JLO reprend sa partie solo avec On The Floor. Pour finir en beauté (du moins c’était son intention), la chanteuse nous présente Let’s Get Loud et Born In The USA en compagnie d’une de ses filles qui a droit à un solo, qui pour ma part ne m’a pas plu du tout. Je comprend mal sa présence et trouve qu’elle n’apporte rien au spectacle. Heureusement Jennifer rattrape vite le tout en se présentant drapée dans un manteau/drapeau réversible, les Etats-Unis d’un côté et de l’autre Porto Rico, ce que j’ai trouvé très astucieux et réussi.

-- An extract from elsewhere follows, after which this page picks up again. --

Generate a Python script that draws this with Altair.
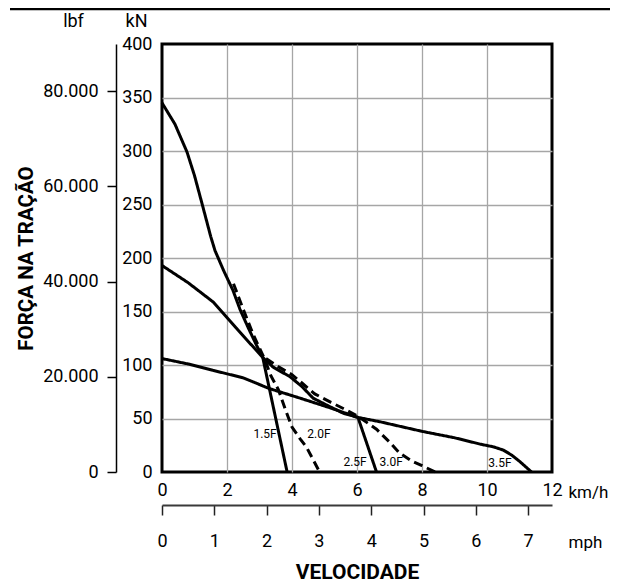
import altair as alt
import pandas as pd

FONT = "Roboto, Liberation Sans, sans-serif"

# ---- data (speed km/h, tractive force kN) ----
c1_x = [0, 0.4, 0.77, 1.0, 1.23, 1.5, 1.63, 1.9, 2.18, 2.4, 2.65, 2.9, 3.1, 3.85]
c1_y = [345, 325, 299, 277, 251, 220, 207, 188, 170, 152, 135, 119, 107, 0]

d1_x = [2.2, 2.5, 2.8, 3.15, 3.35, 3.58, 3.8, 4.0, 4.25, 4.45, 4.85]
d1_y = [176, 152, 129, 106, 90, 77, 58, 42, 31, 23, 0]

c2_x = [0, 0.8, 1.57, 2.3, 3.1, 3.42, 3.94, 4.3, 4.65, 5.17, 5.57, 6.03, 6.6]
c2_y = [193, 177, 159, 134, 107, 98, 89, 80, 69, 61, 55, 51, 0]

d2_x = [3.2, 3.6, 4.0, 4.35, 4.7, 5.2, 5.6, 6.03, 6.6, 7.0, 7.3, 7.7, 8.0, 8.4]
d2_y = [106, 98, 91, 82, 73, 65, 59, 52, 40, 28, 18, 10, 6, 0]

c3_x = [0, 0.8, 1.57, 2.5, 3.3, 4.25, 5.17, 6.03, 6.7, 8.0, 9.0, 9.8, 10.2, 10.5, 10.75, 11.0, 11.37]
c3_y = [106, 101, 95, 88, 78, 69, 60, 51, 47, 38, 32, 26, 23.5, 20.5, 16, 10, 0]

label_text = ["1.5F", "2.0F", "2.5F", "3.0F", "3.5F"]
label_x = [3.17, 4.83, 5.94, 7.05, 10.4]
label_y = [35.5, 35.5, 9.3, 9.3, 8.4]

kmh_ticks = [0, 2, 4, 6, 8, 10, 12]
kn_ticks = [0, 50, 100, 150, 200, 250, 300, 350, 400]
lbf_ticks = [0, 20000, 40000, 60000, 80000]
mph_ticks = [0, 1, 2, 3, 4, 5, 6, 7]

KMH_MAX = 12
KN_MAX = 400
LBF_PER_KN = 224.809
KMH_PER_MPH = 1.609344

rows = []
for name, style, xs, ys in [("c1", "solid", c1_x, c1_y), ("d1", "dashed", d1_x, d1_y),
                            ("c2", "solid", c2_x, c2_y), ("d2", "dashed", d2_x, d2_y),
                            ("c3", "solid", c3_x, c3_y)]:
    for i, (x, y) in enumerate(zip(xs, ys)):
        rows.append({"curve": name, "style": style, "i": i, "kmh": x, "kn": y})
curves = pd.DataFrame(rows)
labels = pd.DataFrame({"text": label_text, "kmh": label_x, "kn": label_y})

xscale = alt.Scale(domain=[0, KMH_MAX], nice=False, zero=False)
yscale = alt.Scale(domain=[0, KN_MAX], nice=False, zero=False)

edge_x = {"condition": {"test": "datum.value === 0 || datum.value === 12", "value": 0}, "value": 1}
edge_y = {"condition": {"test": "datum.value === 0 || datum.value === 400", "value": 0}, "value": 1}

LBL = 18
UNIT = 17

lines = alt.Chart(curves).mark_line(color="black", strokeWidth=3).encode(
    x=alt.X("kmh:Q", scale=xscale, axis=alt.Axis(
        orient="bottom", values=kmh_ticks, domain=False, ticks=False, labelPadding=9,
        labelFontSize=LBL, labelFlush=False, labelOverlap=False,
        grid=True, gridColor="#a6a6a6", gridWidth=1.3, gridOpacity=edge_x,
        title="km/h", titleX=406, titleY=25, titleAlign="left", titleBaseline="alphabetic",
        titleFontSize=UNIT, titleFontWeight="normal")),
    y=alt.Y("kn:Q", scale=yscale, axis=alt.Axis(
        orient="left", values=kn_ticks, domain=False, ticks=False, labelPadding=10,
        labelFontSize=LBL, labelFlush=False, labelOverlap=False,
        grid=True, gridColor="#a6a6a6", gridWidth=1.3, gridOpacity=edge_y,
        title="kN", titleAngle=0, titleX=-26, titleY=-18, titleAlign="center",
        titleBaseline="alphabetic", titleFontSize=LBL, titleFontWeight="normal")),
    detail="curve:N",
    order="i:Q",
    strokeDash=alt.StrokeDash("style:N", scale=alt.Scale(domain=["solid", "dashed"], range=[[1, 0], [9, 5]]), legend=None),
)

texts = alt.Chart(labels).mark_text(font=FONT, fontSize=12, color="black", align="center", baseline="middle").encode(
    x=alt.X("kmh:Q", scale=xscale), y=alt.Y("kn:Q", scale=yscale), text="text:N")

top_rule = alt.Chart(pd.DataFrame({"a": [0]})).mark_rule(color="black", strokeWidth=2.5).encode(
    x=alt.value(-152), x2=alt.value(456), y=alt.value(-35))

main = alt.layer(lines, texts, top_rule)

dummy = pd.DataFrame({"mph": [0, KMH_MAX / KMH_PER_MPH], "lbf": [0, KN_MAX * LBF_PER_KN]})
lbf_layer = alt.Chart(dummy).mark_point(opacity=0).encode(
    x=alt.X("mph:Q", scale=alt.Scale(domain=[0, KMH_MAX / KMH_PER_MPH], nice=False, zero=False), axis=alt.Axis(
        orient="bottom", offset=33, values=mph_ticks, domain=True, domainColor="#3a3a3a", domainWidth=2,
        ticks=True, tickColor="#222222", tickWidth=1.5, tickSize=10, labelPadding=17,
        labelFontSize=LBL, labelFlush=False, labelOverlap=False, grid=False,
        title="mph", titleX=406, titleY=42, titleAlign="left", titleBaseline="alphabetic",
        titleFontSize=UNIT, titleFontWeight="normal")),
    y=alt.Y("lbf:Q", scale=alt.Scale(domain=[0, KN_MAX * LBF_PER_KN], nice=False, zero=False), axis=alt.Axis(
        orient="left", offset=46, values=lbf_ticks, domain=True, domainColor="black", domainWidth=1.5,
        ticks=True, tickColor="black", tickWidth=1.5, tickSize=9, labelPadding=9,
        labelExpr="replace(format(datum.value, ','), ',', '.')",
        labelFontSize=LBL, labelFlush=False, labelOverlap=False, grid=False,
        title="lbf", titleAngle=0, titleX=-43, titleY=-18, titleAlign="center",
        titleBaseline="alphabetic", titleFontSize=LBL, titleFontWeight="normal")),
)

dummy2 = pd.DataFrame({"u": [0, 1], "v": [0, 1]})
title_layer = alt.Chart(dummy2).mark_point(opacity=0).encode(
    x=alt.X("u:Q", scale=alt.Scale(domain=[0, 1]), axis=alt.Axis(
        orient="bottom", labels=False, ticks=False, domain=False, grid=False,
        title="VELOCIDADE", titleX=195, titleY=106, titleAlign="center", titleBaseline="alphabetic",
        titleFontSize=21, titleFontWeight="bold")),
    y=alt.Y("v:Q", scale=alt.Scale(domain=[0, 1]), axis=alt.Axis(
        orient="left", labels=False, ticks=False, domain=False, grid=False,
        title="FORÇA NA TRAÇÃO", titleAngle=270, titleX=-130, titleY=214, titleAlign="center",
        titleBaseline="alphabetic", titleFontSize=20.5, titleFontWeight="bold")),
)

chart = alt.layer(main, lbf_layer, title_layer).resolve_scale(
    x="independent", y="independent"
).properties(
    width=390, height=428,
    padding={"left": 154, "top": 36, "right": 58, "bottom": 110},
    autosize=alt.AutoSizeParams(type="none"),
).configure_view(stroke="black", strokeWidth=3).configure_axis(
    labelFont=FONT, titleFont=FONT, labelColor="black", titleColor="black"
)

chart.save("out.html", embed_options={"renderer": "svg", "actions": False})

Shakira est de retour pour ce medley. Les deux divas chantent ensuite Waka Waka (This Time For Africa) hymne de la coupe du monde de football de 2010 et tube planétaire interprété à l’initial par Shakira sur une très belle chorégraphie de la jeune femme qui danse seule un moment.
Jennifer Lopez clôture le spectacle avec la meilleure performance de danse de toute la mi-temps. Je ne saurais vous dire le nom exact de cette danse qui doit être de la salsa ou quelque autre danse latino. Les figures se multiplient et pour la toute fin du concert, Shakira et JLO terminent leur performance par un déhanché dévastateur avant de saluer et remercier le public. Les deux femmes se serrent mutuellement dans leurs bras marquant une bonne fois pour toutes la fin du spectacle.

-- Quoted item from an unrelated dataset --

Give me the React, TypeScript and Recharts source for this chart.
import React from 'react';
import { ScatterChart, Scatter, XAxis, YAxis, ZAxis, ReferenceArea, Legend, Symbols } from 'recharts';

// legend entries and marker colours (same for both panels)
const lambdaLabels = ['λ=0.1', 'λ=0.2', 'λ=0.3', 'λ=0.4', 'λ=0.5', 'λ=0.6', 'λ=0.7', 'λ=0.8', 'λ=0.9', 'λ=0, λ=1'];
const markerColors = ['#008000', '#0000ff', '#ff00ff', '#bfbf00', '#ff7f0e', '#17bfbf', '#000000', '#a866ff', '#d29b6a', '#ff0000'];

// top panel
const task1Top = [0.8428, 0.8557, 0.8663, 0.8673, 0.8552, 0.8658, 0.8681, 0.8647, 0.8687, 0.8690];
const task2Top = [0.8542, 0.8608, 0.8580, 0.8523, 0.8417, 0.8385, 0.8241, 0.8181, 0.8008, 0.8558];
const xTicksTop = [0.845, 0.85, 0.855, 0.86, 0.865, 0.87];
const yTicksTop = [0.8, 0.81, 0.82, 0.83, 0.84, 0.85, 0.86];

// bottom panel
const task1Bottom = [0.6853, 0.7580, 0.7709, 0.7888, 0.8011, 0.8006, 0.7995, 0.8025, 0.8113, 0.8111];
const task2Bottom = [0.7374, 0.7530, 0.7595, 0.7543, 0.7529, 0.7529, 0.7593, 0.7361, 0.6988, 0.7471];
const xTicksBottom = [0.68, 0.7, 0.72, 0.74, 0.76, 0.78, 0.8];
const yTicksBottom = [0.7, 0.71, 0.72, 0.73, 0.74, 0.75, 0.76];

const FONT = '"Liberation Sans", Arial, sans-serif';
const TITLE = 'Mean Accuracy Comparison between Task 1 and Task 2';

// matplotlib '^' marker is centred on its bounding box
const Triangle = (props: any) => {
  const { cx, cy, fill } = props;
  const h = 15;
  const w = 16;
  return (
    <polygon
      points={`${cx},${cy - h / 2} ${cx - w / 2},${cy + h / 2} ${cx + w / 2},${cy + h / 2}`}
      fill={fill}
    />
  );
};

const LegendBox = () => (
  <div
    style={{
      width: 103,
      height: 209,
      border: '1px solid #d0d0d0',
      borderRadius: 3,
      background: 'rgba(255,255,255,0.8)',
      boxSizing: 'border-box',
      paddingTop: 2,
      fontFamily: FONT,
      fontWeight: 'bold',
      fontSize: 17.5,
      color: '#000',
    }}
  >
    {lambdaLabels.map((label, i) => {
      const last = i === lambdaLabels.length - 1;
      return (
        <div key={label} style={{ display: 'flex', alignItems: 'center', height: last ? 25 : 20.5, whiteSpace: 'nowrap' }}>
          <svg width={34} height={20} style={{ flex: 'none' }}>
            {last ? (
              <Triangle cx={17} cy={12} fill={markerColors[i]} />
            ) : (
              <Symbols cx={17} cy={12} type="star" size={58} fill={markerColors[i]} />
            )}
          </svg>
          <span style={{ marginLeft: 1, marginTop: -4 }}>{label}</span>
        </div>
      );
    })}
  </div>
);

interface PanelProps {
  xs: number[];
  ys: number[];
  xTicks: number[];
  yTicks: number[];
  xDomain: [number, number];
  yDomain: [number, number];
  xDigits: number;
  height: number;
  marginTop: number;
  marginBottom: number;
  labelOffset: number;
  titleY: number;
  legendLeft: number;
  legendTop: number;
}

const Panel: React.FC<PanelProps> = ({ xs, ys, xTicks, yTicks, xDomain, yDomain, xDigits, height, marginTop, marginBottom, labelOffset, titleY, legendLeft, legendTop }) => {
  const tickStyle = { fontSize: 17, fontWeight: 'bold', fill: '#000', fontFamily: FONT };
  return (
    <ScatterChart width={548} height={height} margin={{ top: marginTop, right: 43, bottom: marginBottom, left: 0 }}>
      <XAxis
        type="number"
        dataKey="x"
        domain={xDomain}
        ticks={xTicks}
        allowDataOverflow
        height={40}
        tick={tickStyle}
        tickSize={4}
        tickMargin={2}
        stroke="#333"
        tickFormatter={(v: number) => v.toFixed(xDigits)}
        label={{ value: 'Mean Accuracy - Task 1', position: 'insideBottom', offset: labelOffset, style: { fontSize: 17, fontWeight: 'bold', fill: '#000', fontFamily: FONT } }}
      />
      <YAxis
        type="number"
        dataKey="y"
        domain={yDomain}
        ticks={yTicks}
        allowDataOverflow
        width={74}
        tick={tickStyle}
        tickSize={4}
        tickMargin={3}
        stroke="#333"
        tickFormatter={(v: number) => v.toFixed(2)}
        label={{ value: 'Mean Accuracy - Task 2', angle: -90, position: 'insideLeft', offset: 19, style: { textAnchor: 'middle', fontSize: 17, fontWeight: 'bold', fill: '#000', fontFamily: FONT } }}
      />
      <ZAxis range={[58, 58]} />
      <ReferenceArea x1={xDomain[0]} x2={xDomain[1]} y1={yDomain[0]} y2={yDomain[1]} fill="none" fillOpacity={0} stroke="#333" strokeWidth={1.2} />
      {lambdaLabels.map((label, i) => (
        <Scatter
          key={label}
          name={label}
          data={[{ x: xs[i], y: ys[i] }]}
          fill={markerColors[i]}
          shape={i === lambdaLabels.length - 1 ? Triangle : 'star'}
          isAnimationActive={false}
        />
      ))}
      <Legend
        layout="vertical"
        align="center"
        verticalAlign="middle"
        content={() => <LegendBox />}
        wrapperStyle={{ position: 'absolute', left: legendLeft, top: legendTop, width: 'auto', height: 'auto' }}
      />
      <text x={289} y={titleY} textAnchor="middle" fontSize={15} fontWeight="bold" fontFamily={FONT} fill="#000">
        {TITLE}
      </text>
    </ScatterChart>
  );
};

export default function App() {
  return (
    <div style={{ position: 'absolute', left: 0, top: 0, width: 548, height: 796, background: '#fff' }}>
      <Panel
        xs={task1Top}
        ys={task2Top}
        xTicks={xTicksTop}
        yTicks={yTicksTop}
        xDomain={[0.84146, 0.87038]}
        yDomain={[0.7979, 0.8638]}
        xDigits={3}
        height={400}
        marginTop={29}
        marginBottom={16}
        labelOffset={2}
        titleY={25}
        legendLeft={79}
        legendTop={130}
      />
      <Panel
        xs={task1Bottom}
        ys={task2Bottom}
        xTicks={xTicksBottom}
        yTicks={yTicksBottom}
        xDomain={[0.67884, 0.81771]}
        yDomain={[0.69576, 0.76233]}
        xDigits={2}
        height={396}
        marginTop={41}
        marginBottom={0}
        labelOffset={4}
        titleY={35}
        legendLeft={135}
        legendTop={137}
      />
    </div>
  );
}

Ce Half Time est mémorable ne serait-ce que pour le duo réuni cette année. L’attente face à ce genre de collaboration et ce genre d’évènement est extrêmement élevée. Je trouve que le défi est largement relevé malgré le manque d’ambition de la partie de Shakira dont j’attendais bien plus. Je trouve étonnant qu’il y ait un tel écart concernant les deux performances. Shakira aurait pu profiter de cette opportunité pour nous faire rêver un peu plus, ce dont elle est tout à fait capable. Elle aurait, je pense, pu faire quelque chose de plus complexe avec une mise en scène plus complète. C’est une danseuse hors pair et sa voix est un vrai bijou. Ce n’a pas assez été mis en valeur selon moi sur cette représentation. Cependant mes critiques n’enlèvent rien à son talent, et le plaisir de la voir de nouveau sur scène est d’autant plus grand du fait qu’elle avait dû arrêter de chanter en 2017 suite à une hémorragie des cordes vocales qui aurait bien pu lui coûter sa voix. Quoi qu’il en soit ce show était tout simplement bluffant et a su nous montrer l’étendue du talent et de la qualité du travail des deux stars.